I couldn't help but be reminded of growing up in an old house with a clawfoot tub, and there was always a sweet spot while taking a bath when I would just float in the tub, without a care in the world. I realize now that it was when the water was skin temperature...that was that short window of bliss before it became cold. That was a very comforting memory that I thought was gone but was unlocked in that tank.

About 4 or 5 times during the session, my foot or hand touched the side of the tank due to slowly drifting in the water. When that happened, it would be a subtle reminder that the only thing that was real was the tank.
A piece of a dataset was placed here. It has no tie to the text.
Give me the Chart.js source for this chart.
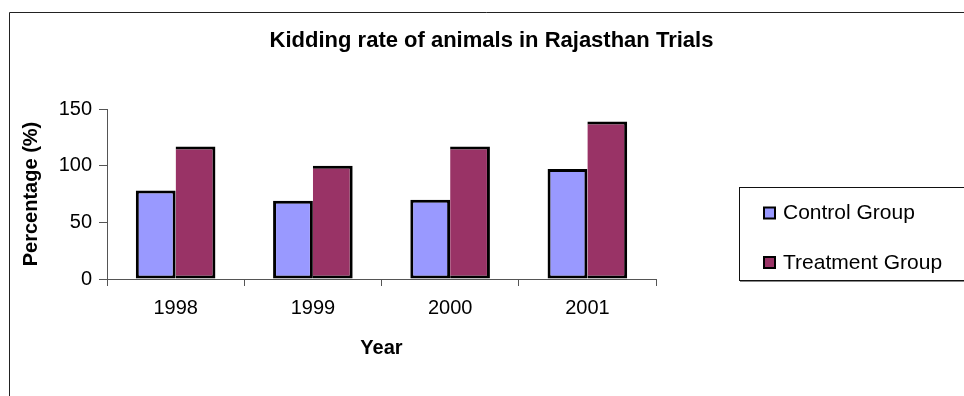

Everything else I was experiencing was all in my head. And boy, did that make for a great metaphor for my life. I can spend so much time focusing on things that have no real substance and that are made up. Occasionally, I need to touch the side of the tank and be reminded what is actually real to me...what in my life has meaning. Everything else is just details and fluff.

And that brought me back to OkCupid, oddly enough. Why am I trying to alter my behavior to make myself seem like more of a charmer? Do I really want to go out on dates with people who like a modified me? I mean, sure, sometimes I need to work on my filter...or do I? Be yourself and see what happens. I'd rather have little to know response being completely me than greater success on my "best" behavior. "Hooray! I won you over! I'm completely uncomfortable, I dislike you immensely but at least I'm not alone!!"

A friend told me that some people are successful with online dating by treating it like a job interview, which could not be less appealing to me. The idea of establishing any kind of relationship based on a resume, how well you dress and how you answer ridiculous questions is as unnatural and miserable to me as trying to get a job you hate just because you want more money. No thanks. Sometimes you have to take a job you don't have to participate in relationships you hate.

I'll be going back to Zen Blend next month.